Data excerpt:
_____
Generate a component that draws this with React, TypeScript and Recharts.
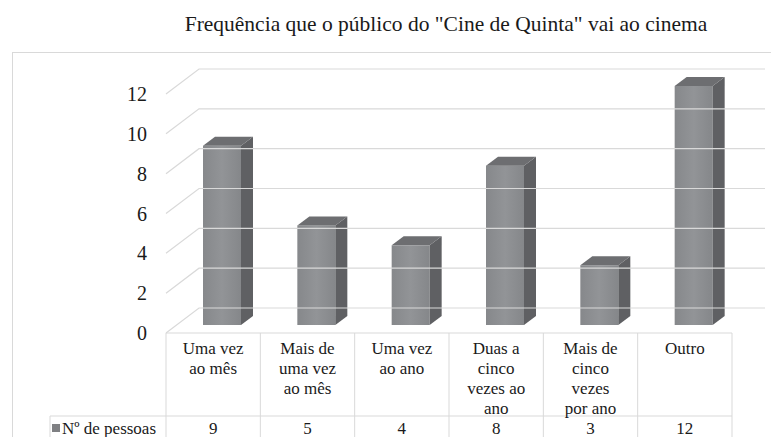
import { Bar, BarChart, XAxis, YAxis } from "recharts";

const categories = [
  ["Uma vez", "ao mês"],
  ["Mais de", "uma vez", "ao mês"],
  ["Uma vez", "ao ano"],
  ["Duas a", "cinco", "vezes ao", "ano"],
  ["Mais de", "cinco", "vezes", "por ano"],
  ["Outro"],
];
const pessoas = [9, 5, 4, 8, 3, 12];
const yTicks = [0, 2, 4, 6, 8, 10, 12];
const seriesName = "Nº de pessoas";

const data = categories.map((lines, i) => ({
  name: lines.join(" "),
  lines,
  value: pessoas[i],
}));

const W = 771;
const H = 437;
const PLOT_LEFT = 166;
const PLOT_RIGHT = 732;
const DEPTH_X = 33;
const DEPTH_Y = 25;
const FLOOR_FRONT = 8; // bar base sits this far behind the front edge
const BAR_DX = 12;
const BAR_DY = 9;
const FONT = "'Liberation Serif', 'Times New Roman', serif";
const GRID = "#d9d9d9";
const TEXT = "#1a1a1a";

function Bar3D(props: any) {
  const { x, y, width, height } = props;
  if (height == null || height <= 0) return null;
  const fx = x + 9;
  return (
    <g>
      <rect x={fx} y={y} width={width} height={height} fill="url(#barFront)" />
      <polygon
        points={`${fx + width},${y} ${fx + width + BAR_DX},${y - BAR_DY} ${fx + width + BAR_DX},${y + height - BAR_DY} ${fx + width},${y + height}`}
        fill="#5f6063"
      />
      <polygon
        points={`${fx},${y} ${fx + BAR_DX},${y - BAR_DY} ${fx + width + BAR_DX},${y - BAR_DY} ${fx + width},${y}`}
        fill="#6d6e71"
      />
    </g>
  );
}

function YTick(props: any) {
  const { y, payload } = props;
  const front = y + FLOOR_FRONT;
  const back = front - DEPTH_Y;
  return (
    <g>
      <polyline
        points={`${PLOT_LEFT},${front} ${PLOT_LEFT + DEPTH_X},${back} ${PLOT_RIGHT + DEPTH_X},${back}`}
        fill="none"
        stroke={GRID}
        strokeWidth={1.2}
      />
      <text
        x={147}
        y={front}
        textAnchor="end"
        dominantBaseline="central"
        fontFamily={FONT}
        fontSize={20}
        fill={TEXT}
      >
        {payload.value}
      </text>
    </g>
  );
}

function XTick(props: any) {
  const { x, payload, index } = props;
  const colW = (PLOT_RIGHT - PLOT_LEFT) / categories.length;
  const top = 333;
  const lines = categories[index] ?? [payload.value];
  return (
    <g>
      {lines.map((t: string, i: number) => (
        <text
          key={i}
          x={x}
          y={348 + i * 20}
          textAnchor="middle"
          dominantBaseline="central"
          fontFamily={FONT}
          fontSize={17}
          fill={TEXT}
        >
          {t}
        </text>
      ))}
      <text
        x={x}
        y={428}
        textAnchor="middle"
        dominantBaseline="central"
        fontFamily={FONT}
        fontSize={17}
        fill={TEXT}
      >
        {pessoas[index]}
      </text>
      <line x1={x + colW / 2} y1={top} x2={x + colW / 2} y2={H} stroke={GRID} />
      {index === 0 && <line x1={x - colW / 2} y1={top} x2={x - colW / 2} y2={H} stroke={GRID} />}
    </g>
  );
}

export default function App() {
  return (
    <div style={{ position: "absolute", left: 0, top: 0, width: W, height: H, background: "#fff", overflow: "hidden" }}>
      <div
        style={{
          position: "absolute",
          left: 12,
          top: 52,
          width: W,
          height: H,
          border: `1px solid ${GRID}`,
          boxSizing: "border-box",
        }}
      />
      <div
        style={{
          position: "absolute",
          left: 0,
          width: 892,
          top: 10,
          textAlign: "center",
          fontFamily: FONT,
          fontSize: 21.5,
          lineHeight: "28px",
          color: TEXT,
          whiteSpace: "nowrap",
        }}
      >
        Frequência que o público do "Cine de Quinta" vai ao cinema
      </div>
      <div style={{ position: "absolute", left: 0, top: 0 }}>
        <BarChart
          width={W}
          height={H}
          data={data}
          margin={{ top: 86, right: W - PLOT_RIGHT, left: 0, bottom: 0 }}
          barSize={38}
        >
          <defs>
            <linearGradient id="barFront" x1="0" y1="0" x2="1" y2="0">
              <stop offset="0%" stopColor="#86888b" />
              <stop offset="50%" stopColor="#929497" />
              <stop offset="100%" stopColor="#85878a" />
            </linearGradient>
          </defs>
          <YAxis
            width={PLOT_LEFT}
            domain={[0, 12]}
            ticks={yTicks}
            axisLine={false}
            tickLine={false}
            tick={<YTick />}
            interval={0}
          />
          <XAxis
            dataKey="name"
            height={H - 325}
            axisLine={false}
            tickLine={false}
            tick={<XTick />}
            interval={0}
          />
          <Bar dataKey="value" shape={<Bar3D />} isAnimationActive={false} />
          <line x1={PLOT_LEFT} y1={333} x2={PLOT_RIGHT} y2={333} stroke={GRID} strokeWidth={1.2} />
          <line x1={50} y1={416} x2={PLOT_RIGHT} y2={416} stroke={GRID} />
          <line x1={50} y1={416} x2={50} y2={H} stroke={GRID} />
          <rect x={52} y={424} width={8} height={8} fill="#7f8083" />
          <text x={62} y={428} dominantBaseline="central" fontFamily={FONT} fontSize={17} fill={TEXT}>
            {seriesName}
          </text>
        </BarChart>
      </div>
    </div>
  );
}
_____
Short task:
Set down again, exactly, the lines of the material above from its first line to the one with "BarChart, XAxis, YAxis", inclusive. Leave the pictures out.

Output below:
Generate a component that draws this with React, TypeScript and Recharts.
import { Bar, BarChart, XAxis, YAxis } from "recharts";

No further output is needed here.